____ Given material

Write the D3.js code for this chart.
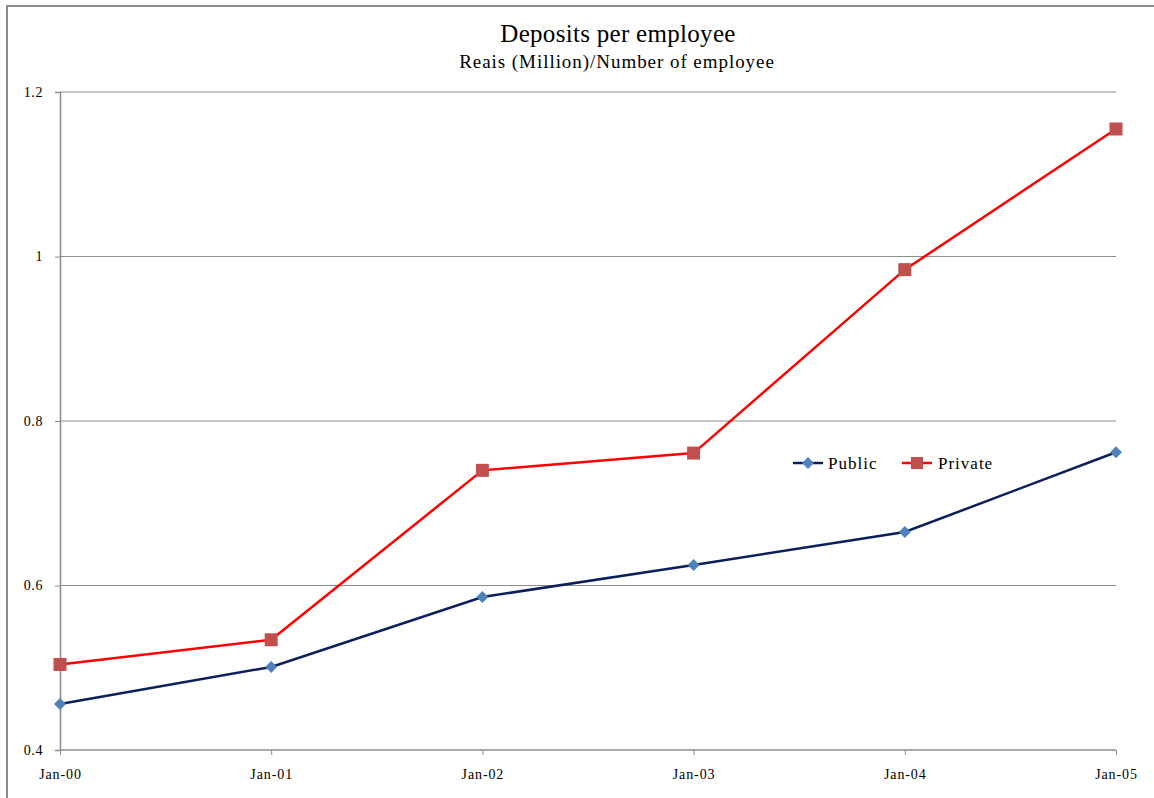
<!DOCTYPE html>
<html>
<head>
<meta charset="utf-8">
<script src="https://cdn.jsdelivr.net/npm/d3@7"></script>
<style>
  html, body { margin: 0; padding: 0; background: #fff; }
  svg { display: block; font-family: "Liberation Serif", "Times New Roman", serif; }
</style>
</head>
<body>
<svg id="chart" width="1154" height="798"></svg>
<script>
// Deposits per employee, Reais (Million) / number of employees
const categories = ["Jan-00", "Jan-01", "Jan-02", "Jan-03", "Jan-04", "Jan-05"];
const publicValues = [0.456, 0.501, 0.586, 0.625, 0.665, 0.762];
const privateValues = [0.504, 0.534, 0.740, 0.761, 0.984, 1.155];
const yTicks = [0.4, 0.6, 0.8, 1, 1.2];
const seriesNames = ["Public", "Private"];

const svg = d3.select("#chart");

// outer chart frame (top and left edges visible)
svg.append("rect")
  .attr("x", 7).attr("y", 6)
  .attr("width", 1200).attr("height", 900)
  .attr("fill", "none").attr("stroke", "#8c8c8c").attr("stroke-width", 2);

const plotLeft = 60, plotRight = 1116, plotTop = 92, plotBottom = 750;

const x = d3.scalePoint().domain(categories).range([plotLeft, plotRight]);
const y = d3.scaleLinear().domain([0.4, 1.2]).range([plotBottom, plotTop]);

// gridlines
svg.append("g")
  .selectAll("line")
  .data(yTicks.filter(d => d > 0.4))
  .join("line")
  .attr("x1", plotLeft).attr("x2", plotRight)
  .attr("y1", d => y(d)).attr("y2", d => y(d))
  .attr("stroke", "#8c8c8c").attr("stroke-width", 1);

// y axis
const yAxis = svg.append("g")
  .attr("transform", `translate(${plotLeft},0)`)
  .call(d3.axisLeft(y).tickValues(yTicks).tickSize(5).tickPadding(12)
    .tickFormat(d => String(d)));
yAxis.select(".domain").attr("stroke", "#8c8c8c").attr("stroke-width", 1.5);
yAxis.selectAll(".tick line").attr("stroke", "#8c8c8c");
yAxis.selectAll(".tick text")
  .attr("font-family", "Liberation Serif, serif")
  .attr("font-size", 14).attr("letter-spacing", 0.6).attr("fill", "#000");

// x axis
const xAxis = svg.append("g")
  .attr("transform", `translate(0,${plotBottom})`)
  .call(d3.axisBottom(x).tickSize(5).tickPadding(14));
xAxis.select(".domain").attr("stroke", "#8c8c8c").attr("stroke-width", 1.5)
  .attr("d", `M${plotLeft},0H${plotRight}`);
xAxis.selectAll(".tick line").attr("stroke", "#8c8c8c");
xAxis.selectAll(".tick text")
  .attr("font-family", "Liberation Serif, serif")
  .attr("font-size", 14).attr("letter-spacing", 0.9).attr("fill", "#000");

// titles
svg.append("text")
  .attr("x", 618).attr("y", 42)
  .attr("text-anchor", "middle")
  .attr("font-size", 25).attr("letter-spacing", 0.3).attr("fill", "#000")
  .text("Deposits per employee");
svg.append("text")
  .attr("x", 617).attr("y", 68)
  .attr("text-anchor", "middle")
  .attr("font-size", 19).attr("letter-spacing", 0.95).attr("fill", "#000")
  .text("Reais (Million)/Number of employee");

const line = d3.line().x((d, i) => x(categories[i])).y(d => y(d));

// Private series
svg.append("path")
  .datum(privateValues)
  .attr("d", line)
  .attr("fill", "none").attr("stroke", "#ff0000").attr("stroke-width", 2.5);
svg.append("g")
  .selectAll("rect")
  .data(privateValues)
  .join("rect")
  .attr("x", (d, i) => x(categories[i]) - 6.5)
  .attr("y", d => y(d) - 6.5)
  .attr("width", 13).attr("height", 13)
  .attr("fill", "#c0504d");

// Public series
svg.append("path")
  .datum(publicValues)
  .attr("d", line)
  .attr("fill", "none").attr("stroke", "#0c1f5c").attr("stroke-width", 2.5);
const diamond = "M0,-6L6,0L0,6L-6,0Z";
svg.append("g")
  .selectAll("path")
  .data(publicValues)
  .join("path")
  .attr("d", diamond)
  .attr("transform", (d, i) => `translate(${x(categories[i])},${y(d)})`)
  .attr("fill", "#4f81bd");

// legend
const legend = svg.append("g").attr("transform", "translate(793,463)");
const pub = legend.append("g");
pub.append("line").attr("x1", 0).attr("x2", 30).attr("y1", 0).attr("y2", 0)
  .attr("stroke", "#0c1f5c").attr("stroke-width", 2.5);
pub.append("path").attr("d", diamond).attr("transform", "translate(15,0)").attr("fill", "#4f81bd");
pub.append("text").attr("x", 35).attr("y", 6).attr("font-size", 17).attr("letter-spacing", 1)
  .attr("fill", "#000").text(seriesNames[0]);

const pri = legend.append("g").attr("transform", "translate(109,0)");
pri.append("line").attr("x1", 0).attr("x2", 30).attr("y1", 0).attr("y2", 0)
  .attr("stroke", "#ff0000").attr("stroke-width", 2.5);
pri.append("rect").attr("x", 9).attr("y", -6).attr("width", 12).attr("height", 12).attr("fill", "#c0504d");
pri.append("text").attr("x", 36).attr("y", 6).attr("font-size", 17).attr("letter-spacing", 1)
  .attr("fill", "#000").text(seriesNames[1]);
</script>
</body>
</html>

________

▸ What you will do: Extract, word for word, each line from the top of the data down to and including the line with "const plotLeft = 60, plotRight"; skip the pictures.

▸ Response for this exercise:
Write the D3.js code for this chart.
<!DOCTYPE html>
<html>
<head>
<meta charset="utf-8">
<script src="https://cdn.jsdelivr.net/npm/d3@7"></script>
<style>
  html, body { margin: 0; padding: 0; background: #fff; }
  svg { display: block; font-family: "Liberation Serif", "Times New Roman", serif; }
</style>
</head>
<body>
<svg id="chart" width="1154" height="798"></svg>
<script>
// Deposits per employee, Reais (Million) / number of employees
const categories = ["Jan-00", "Jan-01", "Jan-02", "Jan-03", "Jan-04", "Jan-05"];
const publicValues = [0.456, 0.501, 0.586, 0.625, 0.665, 0.762];
const privateValues = [0.504, 0.534, 0.740, 0.761, 0.984, 1.155];
const yTicks = [0.4, 0.6, 0.8, 1, 1.2];
const seriesNames = ["Public", "Private"];

const svg = d3.select("#chart");

// outer chart frame (top and left edges visible)
svg.append("rect")
  .attr("x", 7).attr("y", 6)
  .attr("width", 1200).attr("height", 900)
  .attr("fill", "none").attr("stroke", "#8c8c8c").attr("stroke-width", 2);

const plotLeft = 60, plotRight = 1116, plotTop = 92, plotBottom = 750;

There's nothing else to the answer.